• Task requirements:
Word for word, give the material below again, minus any images.

------------------------------------

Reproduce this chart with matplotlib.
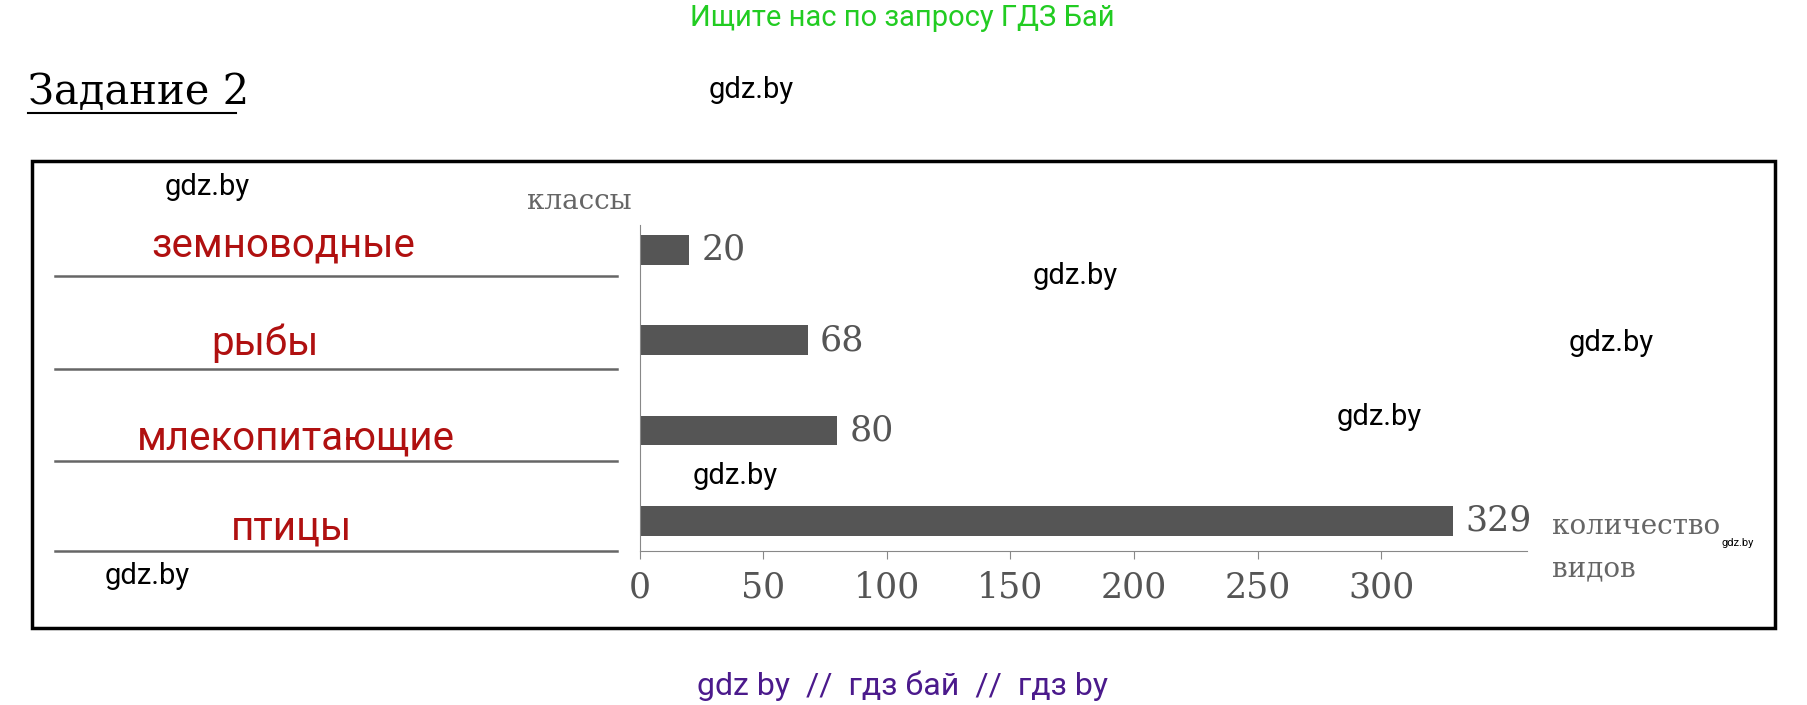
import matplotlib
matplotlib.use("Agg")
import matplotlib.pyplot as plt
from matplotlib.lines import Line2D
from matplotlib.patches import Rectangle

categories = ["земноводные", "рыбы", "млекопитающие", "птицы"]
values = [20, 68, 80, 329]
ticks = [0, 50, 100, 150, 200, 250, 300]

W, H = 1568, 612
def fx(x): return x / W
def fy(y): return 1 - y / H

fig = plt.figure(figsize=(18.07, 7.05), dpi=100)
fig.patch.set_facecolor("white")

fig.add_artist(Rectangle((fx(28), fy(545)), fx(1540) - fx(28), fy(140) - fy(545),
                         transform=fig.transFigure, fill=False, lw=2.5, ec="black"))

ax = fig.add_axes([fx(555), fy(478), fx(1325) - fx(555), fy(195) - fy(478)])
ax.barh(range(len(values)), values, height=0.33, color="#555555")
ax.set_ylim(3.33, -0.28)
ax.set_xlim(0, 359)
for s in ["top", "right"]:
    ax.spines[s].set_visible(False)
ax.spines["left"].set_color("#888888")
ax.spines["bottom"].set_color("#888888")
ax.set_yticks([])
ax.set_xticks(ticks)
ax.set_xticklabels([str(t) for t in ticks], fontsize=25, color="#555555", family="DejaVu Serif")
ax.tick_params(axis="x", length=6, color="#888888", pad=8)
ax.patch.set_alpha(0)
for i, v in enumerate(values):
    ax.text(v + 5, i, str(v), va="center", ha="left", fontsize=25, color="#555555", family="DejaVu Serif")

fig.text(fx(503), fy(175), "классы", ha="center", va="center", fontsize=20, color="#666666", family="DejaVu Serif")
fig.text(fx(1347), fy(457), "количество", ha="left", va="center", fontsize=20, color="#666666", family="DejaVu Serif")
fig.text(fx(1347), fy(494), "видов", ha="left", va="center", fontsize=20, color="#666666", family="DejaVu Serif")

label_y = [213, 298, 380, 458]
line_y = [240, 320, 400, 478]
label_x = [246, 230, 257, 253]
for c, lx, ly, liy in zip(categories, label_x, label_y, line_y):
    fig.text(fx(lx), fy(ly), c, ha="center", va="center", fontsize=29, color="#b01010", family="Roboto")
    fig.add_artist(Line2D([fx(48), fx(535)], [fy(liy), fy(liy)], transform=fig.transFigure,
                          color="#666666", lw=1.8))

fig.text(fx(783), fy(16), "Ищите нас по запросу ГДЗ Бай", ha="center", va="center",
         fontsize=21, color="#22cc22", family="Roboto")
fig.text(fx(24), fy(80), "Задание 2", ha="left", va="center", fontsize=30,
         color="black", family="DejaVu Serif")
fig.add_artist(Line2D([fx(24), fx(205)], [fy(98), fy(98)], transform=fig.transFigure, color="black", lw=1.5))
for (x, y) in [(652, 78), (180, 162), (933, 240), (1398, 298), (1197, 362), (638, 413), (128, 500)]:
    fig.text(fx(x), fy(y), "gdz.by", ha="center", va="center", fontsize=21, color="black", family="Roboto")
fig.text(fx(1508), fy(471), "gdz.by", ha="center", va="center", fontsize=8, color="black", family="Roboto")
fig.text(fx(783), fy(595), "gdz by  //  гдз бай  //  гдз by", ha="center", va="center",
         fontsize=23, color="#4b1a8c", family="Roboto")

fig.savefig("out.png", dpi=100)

------------------------------------

• Complete answer:
Reproduce this chart with matplotlib.
import matplotlib
matplotlib.use("Agg")
import matplotlib.pyplot as plt
from matplotlib.lines import Line2D
from matplotlib.patches import Rectangle

categories = ["земноводные", "рыбы", "млекопитающие", "птицы"]
values = [20, 68, 80, 329]
ticks = [0, 50, 100, 150, 200, 250, 300]

W, H = 1568, 612
def fx(x): return x / W
def fy(y): return 1 - y / H

fig = plt.figure(figsize=(18.07, 7.05), dpi=100)
fig.patch.set_facecolor("white")

fig.add_artist(Rectangle((fx(28), fy(545)), fx(1540) - fx(28), fy(140) - fy(545),
                         transform=fig.transFigure, fill=False, lw=2.5, ec="black"))

ax = fig.add_axes([fx(555), fy(478), fx(1325) - fx(555), fy(195) - fy(478)])
ax.barh(range(len(values)), values, height=0.33, color="#555555")
ax.set_ylim(3.33, -0.28)
ax.set_xlim(0, 359)
for s in ["top", "right"]:
    ax.spines[s].set_visible(False)
ax.spines["left"].set_color("#888888")
ax.spines["bottom"].set_color("#888888")
ax.set_yticks([])
ax.set_xticks(ticks)
ax.set_xticklabels([str(t) for t in ticks], fontsize=25, color="#555555", family="DejaVu Serif")
ax.tick_params(axis="x", length=6, color="#888888", pad=8)
ax.patch.set_alpha(0)
for i, v in enumerate(values):
    ax.text(v + 5, i, str(v), va="center", ha="left", fontsize=25, color="#555555", family="DejaVu Serif")

fig.text(fx(503), fy(175), "классы", ha="center", va="center", fontsize=20, color="#666666", family="DejaVu Serif")
fig.text(fx(1347), fy(457), "количество", ha="left", va="center", fontsize=20, color="#666666", family="DejaVu Serif")
fig.text(fx(1347), fy(494), "видов", ha="left", va="center", fontsize=20, color="#666666", family="DejaVu Serif")

label_y = [213, 298, 380, 458]
line_y = [240, 320, 400, 478]
label_x = [246, 230, 257, 253]
for c, lx, ly, liy in zip(categories, label_x, label_y, line_y):
    fig.text(fx(lx), fy(ly), c, ha="center", va="center", fontsize=29, color="#b01010", family="Roboto")
    fig.add_artist(Line2D([fx(48), fx(535)], [fy(liy), fy(liy)], transform=fig.transFigure,
                          color="#666666", lw=1.8))

fig.text(fx(783), fy(16), "Ищите нас по запросу ГДЗ Бай", ha="center", va="center",
         fontsize=21, color="#22cc22", family="Roboto")
fig.text(fx(24), fy(80), "Задание 2", ha="left", va="center", fontsize=30,
         color="black", family="DejaVu Serif")
fig.add_artist(Line2D([fx(24), fx(205)], [fy(98), fy(98)], transform=fig.transFigure, color="black", lw=1.5))
for (x, y) in [(652, 78), (180, 162), (933, 240), (1398, 298), (1197, 362), (638, 413), (128, 500)]:
    fig.text(fx(x), fy(y), "gdz.by", ha="center", va="center", fontsize=21, color="black", family="Roboto")
fig.text(fx(1508), fy(471), "gdz.by", ha="center", va="center", fontsize=8, color="black", family="Roboto")
fig.text(fx(783), fy(595), "gdz by  //  гдз бай  //  гдз by", ha="center", va="center",
         fontsize=23, color="#4b1a8c", family="Roboto")

fig.savefig("out.png", dpi=100)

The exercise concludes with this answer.